Your task is to give the listing below back word for word, pictures excluded.
Begin
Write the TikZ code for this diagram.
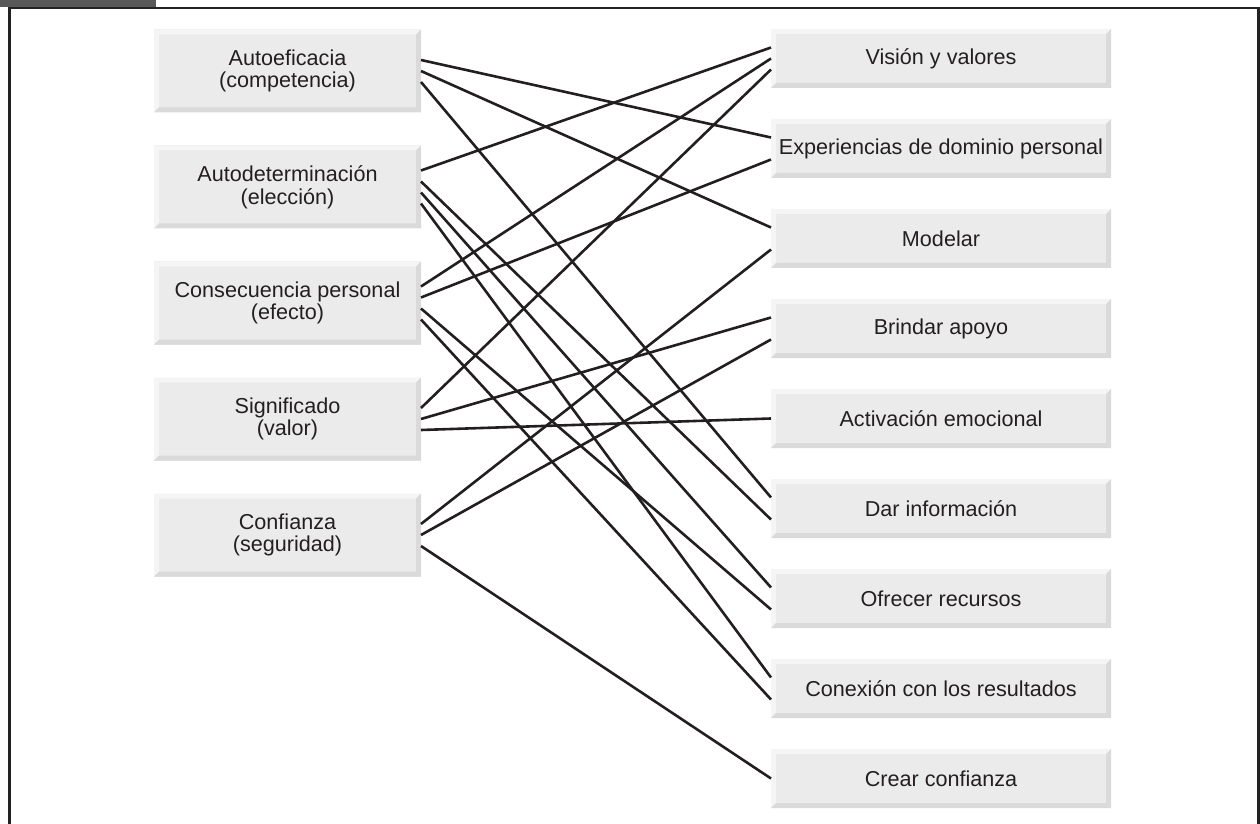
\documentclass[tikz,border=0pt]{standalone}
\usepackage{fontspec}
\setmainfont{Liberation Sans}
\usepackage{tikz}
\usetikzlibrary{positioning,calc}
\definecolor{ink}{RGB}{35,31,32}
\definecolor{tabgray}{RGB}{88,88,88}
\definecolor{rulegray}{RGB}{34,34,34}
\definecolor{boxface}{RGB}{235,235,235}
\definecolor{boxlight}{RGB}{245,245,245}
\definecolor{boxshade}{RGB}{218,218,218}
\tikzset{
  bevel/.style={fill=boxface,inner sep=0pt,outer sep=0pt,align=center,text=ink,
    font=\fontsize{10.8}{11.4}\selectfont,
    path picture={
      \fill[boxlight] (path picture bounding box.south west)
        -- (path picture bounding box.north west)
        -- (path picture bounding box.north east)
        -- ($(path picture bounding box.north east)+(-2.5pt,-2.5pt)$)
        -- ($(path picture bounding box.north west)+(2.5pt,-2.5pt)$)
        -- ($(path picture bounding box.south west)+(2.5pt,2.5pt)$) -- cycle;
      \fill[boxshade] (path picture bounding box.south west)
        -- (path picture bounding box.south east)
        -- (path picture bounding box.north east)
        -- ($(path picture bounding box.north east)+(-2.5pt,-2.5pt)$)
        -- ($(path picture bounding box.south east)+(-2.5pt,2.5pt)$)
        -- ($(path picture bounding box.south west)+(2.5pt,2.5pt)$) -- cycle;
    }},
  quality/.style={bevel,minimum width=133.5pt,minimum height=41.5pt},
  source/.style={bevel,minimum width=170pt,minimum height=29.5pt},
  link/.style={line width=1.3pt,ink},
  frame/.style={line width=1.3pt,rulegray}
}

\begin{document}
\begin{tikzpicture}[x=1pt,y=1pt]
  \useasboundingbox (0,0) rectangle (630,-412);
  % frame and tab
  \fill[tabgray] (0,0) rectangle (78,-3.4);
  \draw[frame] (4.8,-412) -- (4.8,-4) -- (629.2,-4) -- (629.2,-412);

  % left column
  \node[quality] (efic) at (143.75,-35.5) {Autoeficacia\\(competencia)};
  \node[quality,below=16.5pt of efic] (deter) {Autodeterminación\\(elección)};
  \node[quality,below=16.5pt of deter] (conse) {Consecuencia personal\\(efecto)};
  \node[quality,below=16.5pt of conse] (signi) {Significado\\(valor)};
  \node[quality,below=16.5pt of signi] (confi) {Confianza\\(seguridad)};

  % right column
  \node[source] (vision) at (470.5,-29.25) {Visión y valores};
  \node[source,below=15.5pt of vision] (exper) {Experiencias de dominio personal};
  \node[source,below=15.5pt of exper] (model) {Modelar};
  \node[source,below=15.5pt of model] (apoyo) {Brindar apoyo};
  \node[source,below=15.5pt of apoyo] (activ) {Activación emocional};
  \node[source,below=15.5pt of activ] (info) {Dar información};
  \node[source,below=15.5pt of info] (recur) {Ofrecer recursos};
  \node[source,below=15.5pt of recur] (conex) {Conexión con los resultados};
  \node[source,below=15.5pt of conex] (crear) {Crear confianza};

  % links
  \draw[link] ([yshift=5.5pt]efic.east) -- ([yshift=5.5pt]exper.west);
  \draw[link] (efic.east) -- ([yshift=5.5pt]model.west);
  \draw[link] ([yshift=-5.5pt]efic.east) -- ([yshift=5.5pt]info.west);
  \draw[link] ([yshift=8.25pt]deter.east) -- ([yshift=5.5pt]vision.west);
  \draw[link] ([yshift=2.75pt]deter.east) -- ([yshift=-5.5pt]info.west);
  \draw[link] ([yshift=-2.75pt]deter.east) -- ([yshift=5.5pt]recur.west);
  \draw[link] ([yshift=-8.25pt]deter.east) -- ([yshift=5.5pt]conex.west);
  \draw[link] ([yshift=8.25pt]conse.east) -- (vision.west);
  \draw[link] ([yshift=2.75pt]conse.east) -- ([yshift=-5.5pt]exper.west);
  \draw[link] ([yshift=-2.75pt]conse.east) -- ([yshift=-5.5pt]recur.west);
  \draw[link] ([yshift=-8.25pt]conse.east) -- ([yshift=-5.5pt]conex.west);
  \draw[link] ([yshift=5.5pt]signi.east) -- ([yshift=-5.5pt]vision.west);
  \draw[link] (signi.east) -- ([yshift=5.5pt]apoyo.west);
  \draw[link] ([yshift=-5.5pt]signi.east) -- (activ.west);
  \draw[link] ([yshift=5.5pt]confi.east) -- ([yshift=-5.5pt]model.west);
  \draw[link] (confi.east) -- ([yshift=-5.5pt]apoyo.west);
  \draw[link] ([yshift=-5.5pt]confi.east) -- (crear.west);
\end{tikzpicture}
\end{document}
End
_RESULT FOR THIS TASK_
Write the TikZ code for this diagram.
\documentclass[tikz,border=0pt]{standalone}
\usepackage{fontspec}
\setmainfont{Liberation Sans}
\usepackage{tikz}
\usetikzlibrary{positioning,calc}
\definecolor{ink}{RGB}{35,31,32}
\definecolor{tabgray}{RGB}{88,88,88}
\definecolor{rulegray}{RGB}{34,34,34}
\definecolor{boxface}{RGB}{235,235,235}
\definecolor{boxlight}{RGB}{245,245,245}
\definecolor{boxshade}{RGB}{218,218,218}
\tikzset{
  bevel/.style={fill=boxface,inner sep=0pt,outer sep=0pt,align=center,text=ink,
    font=\fontsize{10.8}{11.4}\selectfont,
    path picture={
      \fill[boxlight] (path picture bounding box.south west)
        -- (path picture bounding box.north west)
        -- (path picture bounding box.north east)
        -- ($(path picture bounding box.north east)+(-2.5pt,-2.5pt)$)
        -- ($(path picture bounding box.north west)+(2.5pt,-2.5pt)$)
        -- ($(path picture bounding box.south west)+(2.5pt,2.5pt)$) -- cycle;
      \fill[boxshade] (path picture bounding box.south west)
        -- (path picture bounding box.south east)
        -- (path picture bounding box.north east)
        -- ($(path picture bounding box.north east)+(-2.5pt,-2.5pt)$)
        -- ($(path picture bounding box.south east)+(-2.5pt,2.5pt)$)
        -- ($(path picture bounding box.south west)+(2.5pt,2.5pt)$) -- cycle;
    }},
  quality/.style={bevel,minimum width=133.5pt,minimum height=41.5pt},
  source/.style={bevel,minimum width=170pt,minimum height=29.5pt},
  link/.style={line width=1.3pt,ink},
  frame/.style={line width=1.3pt,rulegray}
}

\begin{document}
\begin{tikzpicture}[x=1pt,y=1pt]
  \useasboundingbox (0,0) rectangle (630,-412);
  % frame and tab
  \fill[tabgray] (0,0) rectangle (78,-3.4);
  \draw[frame] (4.8,-412) -- (4.8,-4) -- (629.2,-4) -- (629.2,-412);

  % left column
  \node[quality] (efic) at (143.75,-35.5) {Autoeficacia\\(competencia)};
  \node[quality,below=16.5pt of efic] (deter) {Autodeterminación\\(elección)};
  \node[quality,below=16.5pt of deter] (conse) {Consecuencia personal\\(efecto)};
  \node[quality,below=16.5pt of conse] (signi) {Significado\\(valor)};
  \node[quality,below=16.5pt of signi] (confi) {Confianza\\(seguridad)};

  % right column
  \node[source] (vision) at (470.5,-29.25) {Visión y valores};
  \node[source,below=15.5pt of vision] (exper) {Experiencias de dominio personal};
  \node[source,below=15.5pt of exper] (model) {Modelar};
  \node[source,below=15.5pt of model] (apoyo) {Brindar apoyo};
  \node[source,below=15.5pt of apoyo] (activ) {Activación emocional};
  \node[source,below=15.5pt of activ] (info) {Dar información};
  \node[source,below=15.5pt of info] (recur) {Ofrecer recursos};
  \node[source,below=15.5pt of recur] (conex) {Conexión con los resultados};
  \node[source,below=15.5pt of conex] (crear) {Crear confianza};

  % links
  \draw[link] ([yshift=5.5pt]efic.east) -- ([yshift=5.5pt]exper.west);
  \draw[link] (efic.east) -- ([yshift=5.5pt]model.west);
  \draw[link] ([yshift=-5.5pt]efic.east) -- ([yshift=5.5pt]info.west);
  \draw[link] ([yshift=8.25pt]deter.east) -- ([yshift=5.5pt]vision.west);
  \draw[link] ([yshift=2.75pt]deter.east) -- ([yshift=-5.5pt]info.west);
  \draw[link] ([yshift=-2.75pt]deter.east) -- ([yshift=5.5pt]recur.west);
  \draw[link] ([yshift=-8.25pt]deter.east) -- ([yshift=5.5pt]conex.west);
  \draw[link] ([yshift=8.25pt]conse.east) -- (vision.west);
  \draw[link] ([yshift=2.75pt]conse.east) -- ([yshift=-5.5pt]exper.west);
  \draw[link] ([yshift=-2.75pt]conse.east) -- ([yshift=-5.5pt]recur.west);
  \draw[link] ([yshift=-8.25pt]conse.east) -- ([yshift=-5.5pt]conex.west);
  \draw[link] ([yshift=5.5pt]signi.east) -- ([yshift=-5.5pt]vision.west);
  \draw[link] (signi.east) -- ([yshift=5.5pt]apoyo.west);
  \draw[link] ([yshift=-5.5pt]signi.east) -- (activ.west);
  \draw[link] ([yshift=5.5pt]confi.east) -- ([yshift=-5.5pt]model.west);
  \draw[link] (confi.east) -- ([yshift=-5.5pt]apoyo.west);
  \draw[link] ([yshift=-5.5pt]confi.east) -- (crear.west);
\end{tikzpicture}
\end{document}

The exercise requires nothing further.